For Sale: Nonprofit Sites = Air Rights
Today, the NYC Board of Standards and Appeals (BSA) gave a green light to Congregation Shearith Israel (CSI)—and to all nonprofit and religious institutions seeking to turn the air above their sites into luxury condo revenue streams, even where laws designed to protect neighborhood character and property values explicitly restrict it. CSI’s planned development project is located in the R8B-zoned, low-scale, brownstone midblock of West 70th Street, adjacent to the Individual Landmark Spanish & Portuguese Synagogue, in the Upper West Side/Central Park West Historic District.
With its unanimous approval of 7 zoning height and setback variances, the BSA bowed to CSI’s argument that denial of its application to construct 5 floors of luxury condominiums on top of a new 4-story community house would interfere with its charitable mission and impose an economic hardship on this congregation (one of the wealthiest in the city, counting among its members Jack Rudin, the developer for the St. Vincent’s Hospital project in Greenwich Village). In other words, CSI says, “Back off, City, we’re a nonprofit and nonprofits can do whatever they want.” The (mayor-appointed) BSA rolled over, despite CSI’s repeated failure over many months of public hearings to demonstrate hardship or any link between its mission and the condos (to be sold on the open market for millions).
Contextual zoning is a ceiling developers have been pushing against for decades. And now, 5 floors or 50 floors, the sky’s the limit for nonprofits with properties in traditional, low-rise communities in Brooklyn, Queens, the Bronx, Staten Island and Manhattan.

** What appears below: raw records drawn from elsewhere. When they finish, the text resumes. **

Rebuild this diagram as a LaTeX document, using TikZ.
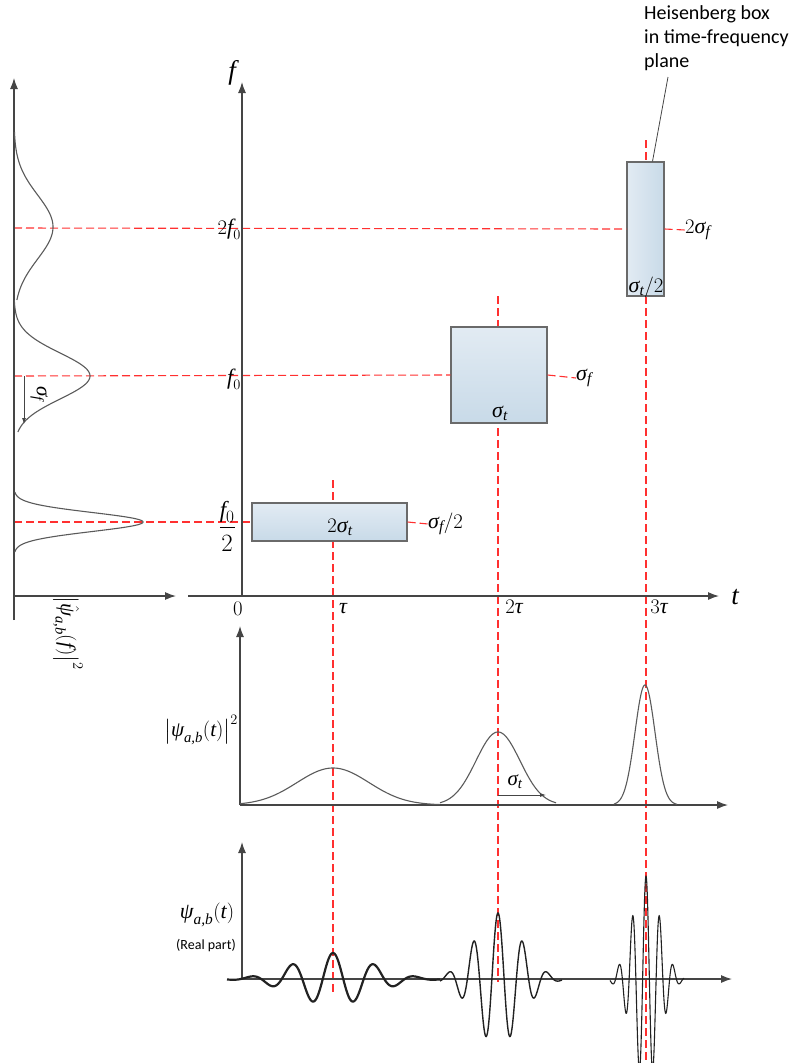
\documentclass[tikz,border=0pt]{standalone}
\usepackage{amsmath}
\usepackage{fontspec}
\setmainfont{Liberation Serif}
\newfontfamily\calibrifont{Carlito}
\newcommand\tx[1]{\text{\itshape #1}}
\usetikzlibrary{arrows.meta}
\definecolor{axisgray}{HTML}{454545}
\definecolor{curvegray}{HTML}{5A5A5A}
\definecolor{wavedark}{HTML}{222222}
\definecolor{redline}{HTML}{FF3030}
\definecolor{boxedge}{HTML}{6A6A6A}
\definecolor{boxlight}{HTML}{E2EBF3}
\definecolor{boxdark}{HTML}{C8DAE8}
\begin{document}
\begin{tikzpicture}[x=1pt,y=-1pt,
  axis/.style={draw=axisgray, line width=1.2pt, -{Latex[length=11pt,width=8pt]}},
  smallarrow/.style={draw=axisgray, line width=0.8pt, -{Latex[length=6pt,width=4pt]}},
  reddash/.style={draw=redline, line width=1.1pt, dash pattern=on 8pt off 4pt},
  curve/.style={draw=curvegray, line width=1.1pt},
  hbox/.style={draw=boxedge, line width=1.2pt, inner sep=0pt, rectangle},
  vshade/.style={top color=boxlight, bottom color=boxdark},
  hshade/.style={left color=boxlight, right color=boxdark},
  mlab/.style={font=\fontsize{22}{26}\selectfont, inner sep=0pt},
  biglab/.style={font=\fontsize{27}{31}\selectfont, inner sep=0pt},
  sanslab/.style={font=\calibrifont\fontsize{20}{24}\selectfont, inner sep=0pt, align=left},
]
\useasboundingbox (0,0) rectangle (802,1063);

% ---------- coordinates ----------
\coordinate (sO) at (14,596);
\coordinate (sBot) at (14,620);
\coordinate (sTop) at (14,78);
\coordinate (sRight) at (176,596);
\coordinate (fO) at (242,596);
\coordinate (fTop) at (242,82);
\coordinate (tStart) at (188,596);
\coordinate (tEnd) at (719,596);
\coordinate (L2) at (14,228);
\coordinate (L1) at (14,376);
\coordinate (Lh) at (14,522);

% ---------- red dashed guide lines ----------
\coordinate (v1a) at (333,480);  \coordinate (v1b) at (333,993);
\coordinate (v2a) at (498,296);  \coordinate (v2b) at (498,982);
\coordinate (v3a) at (646,140);  \coordinate (v3b) at (646,1060);
\draw[reddash] (v1a) -- (v1b);
\draw[reddash] (v2a) -- (v2b);
\draw[reddash] (v3a) -- (v3b);

% ---------- boxes ----------
\node[hbox, vshade, minimum width=155pt, minimum height=38pt] (box1) at (329.5,522) {};
\node[hbox, vshade, minimum width=96pt, minimum height=96pt] (box2) at (499,375) {};
\node[hbox, hshade, minimum width=37pt, minimum height=134pt] (box3) at (645.5,229) {};

% labels right of boxes
\node[mlab, anchor=west] (lab3) at (685,230) {$2\tx{σ}_{\tx{f}}$};
\node[mlab, anchor=west] (lab2) at (576,378) {$\tx{σ}_{\tx{f}}$};
\node[mlab, anchor=west] (lab1) at (428,524) {$\tx{σ}_{\tx{f}}/2$};

\draw[reddash] (L2) -- (box3.west);
\draw[reddash] (box3.east) -- (lab3.west);
\draw[reddash] (L1) -- (box2.west);
\draw[reddash] (box2.east) -- (lab2.west);
\draw[reddash] (Lh) -- (box1.west);
\draw[reddash] (box1.east) -- (lab1.west);

% labels inside boxes
\node[mlab] (in1) at (340,527) {$2\tx{σ}_{\tx{t}}$};
\node[mlab] (in2) at (500,413) {$\tx{σ}_{\tx{t}}$};
\node[mlab] (in3) at (646,287) {$\tx{σ}_{\tx{t}}/2$};

% ---------- main axes ----------
\draw[axis] (fO) -- (fTop);
\draw[axis] (tStart) -- (tEnd);
\node[biglab] (flab) at (232,73) {$\tx{f}$};
\node[biglab] (tlab) at (735,597) {$\tx{t}$};
\node[mlab, anchor=east] (l2f) at (241,229) {$2\tx{f}_0$};
\node[mlab, anchor=east] (l1f) at (241,379) {$\tx{f}_0$};
\node[mlab, anchor=east, font=\fontsize{23}{27}\selectfont] (lhf) at (236,526) {$\displaystyle\frac{\tx{f}_0}{2}$};
\node[mlab] (t0) at (238,609) {$0$};
\node[mlab] (t1) at (343,609) {$\tx{τ}$};
\node[mlab] (t2) at (514,607) {$2\tx{τ}$};
\node[mlab] (t3) at (659,607) {$3\tx{τ}$};

% ---------- Heisenberg annotation ----------
\node[sanslab, anchor=north west] (heis) at (644,5) {Heisenberg box\\in time-frequency\\plane};
\coordinate (lead) at (668,77);
\draw[draw=axisgray, line width=0.8pt] ([xshift=7pt]box3.north) -- (lead);

% ---------- spectrum (left) ----------
\draw[axis] (sBot) -- (sTop);
\draw[axis] (sO) -- (sRight);
\draw[curve] plot[domain=132:300, samples=120, variable=\t] ({14+39*exp(-((\t-227)/32)^2/2)},{\t});
\draw[curve] plot[domain=300:432, samples=120, variable=\t] ({14+76*exp(-((\t-376)/23)^2/2)},{\t});
\draw[curve] plot[domain=492:552, samples=120, variable=\t] ({14+129*exp(-((\t-522)/9.5)^2/2)},{\t});
\coordinate (sfa) at (24,376);
\coordinate (sfb) at (24,424);
\draw[smallarrow] (sfa) -- (sfb);
\node[mlab, rotate=-90, font=\fontsize{21}{25}\selectfont] (sflab) at (39,394) {$\tx{σ}_{\tx{f}}$};
\node[mlab, rotate=-90, font=\fontsize{21}{25}\selectfont] (speclab) at (68,633) {$\left|\hat{\tx{ψ}}_{\tx{a,b}}(\tx{f})\right|^2$};

% ---------- |psi(t)|^2 plot ----------
\coordinate (pO) at (240,805);
\coordinate (pTop) at (240,626);
\coordinate (pEnd) at (728,805);
\draw[axis] (pO) -- (pTop);
\draw[axis] (pO) -- (pEnd);
\draw[curve] plot[domain=240:440, samples=150] ({\x},{805-37*exp(-((\x-333)/36)^2/2)});
\draw[curve] plot[domain=440:556, samples=150] ({\x},{805-73*exp(-((\x-498)/22)^2/2)});
\draw[curve] plot[domain=614:677, samples=150] ({\x},{805-120*exp(-((\x-645)/10)^2/2)});
\coordinate (sta) at (498,795);
\coordinate (stb) at (546,795);
\draw[smallarrow] (sta) -- (stb);
\node[mlab, font=\fontsize{21}{25}\selectfont] (stlab) at (515,782) {$\tx{σ}_{\tx{t}}$};
\node[mlab, font=\fontsize{21}{25}\selectfont] (p2lab) at (201,730) {$\left|\tx{ψ}_{\tx{a,b}}(\tx{t})\right|^2$};

% ---------- real part plot ----------
\coordinate (wO) at (242,979);
\coordinate (wTop) at (242,842);
\coordinate (wEnd) at (732,979);
\draw[axis] (wO) -- (wTop);
\draw[axis] (wO) -- (wEnd);
\draw[draw=wavedark, line width=2.2pt] plot[domain=227:440, samples=300] ({\x},{979-26*exp(-((\x-333)/38)^2/2)*cos(8.7805*(\x-333))});
\draw[draw=wavedark, line width=1.4pt] plot[domain=440:562, samples=300] ({\x},{979-66*exp(-((\x-498)/23)^2/2)*cos(14.694*(\x-498))});
\draw[draw=wavedark, line width=1.1pt] plot[domain=610:684, samples=300] ({\x},{979-103*exp(-((\x-646)/13.5)^2/2)*cos(26.667*(\x-646))});
\node[mlab] (wlab) at (207,915) {$\tx{ψ}_{\tx{a,b}}(\tx{t})$};
\node[inner sep=0pt, font=\calibrifont\fontsize{14}{17}\selectfont] (rplab) at (206,945) {(Real part)};
\end{tikzpicture}
\end{document}
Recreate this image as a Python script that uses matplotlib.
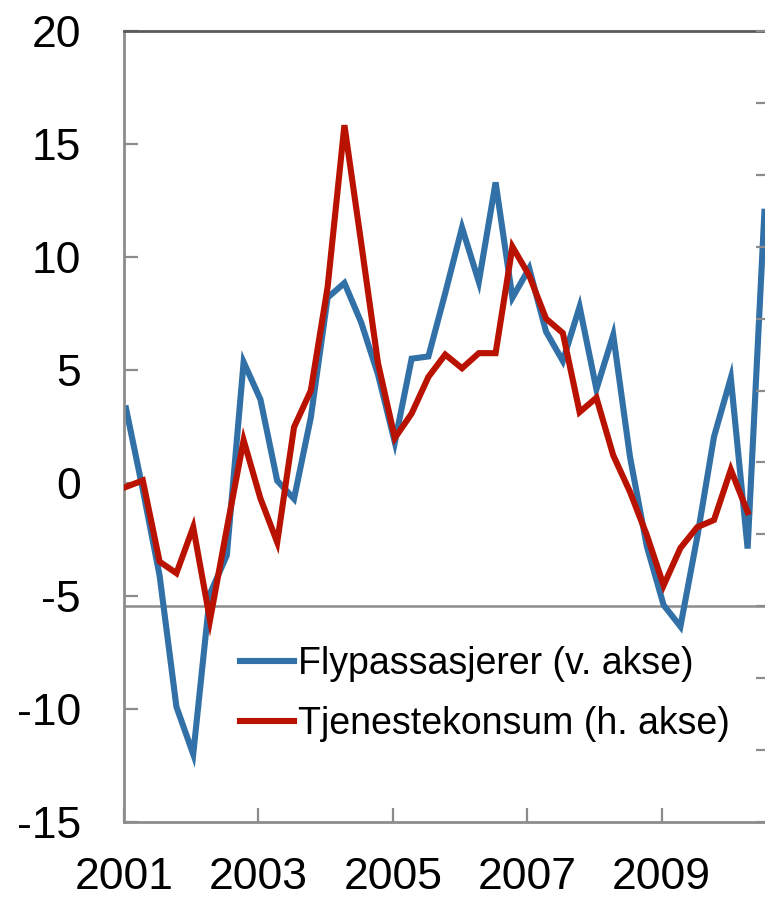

We know all this commotion over a 9-story, 114-foot-tall building sounds alarmist (even though it is double the size of the 4- and 5-story brownstones that define 95% of the historic West 70th Street midblock). But, even as we speak, the BSA is also poised to approve Mount Sinai Medical Center’s proposed development including a 542-foot-tall (the equivalent of 54 stories) residential tower on the eastern edge of Central Park. Meanwhile, planners have identified 10 potential development “soft sites” along Central Park West, many occupied by low-rise institutions such as the New-York Historical Society (which, until recently, had planned a 280-foot-tall tower that would have required special zoning exemptions).
It doesn't take a microscope to spot this trend, which could have even greater ramifications in the other boroughs. With today's approval, the BSA has opened the door to luxury condos towering over nonprofits in every previously protected neighborhood in the city. And their decision is final. Except for court. Stay tuned...
1 comment:
It's unbelievable that this kind of abuse of privilege can occur, but then again I'm not so surprised since it is BSA after all. It's all fixed and their idea of public process is just a farce.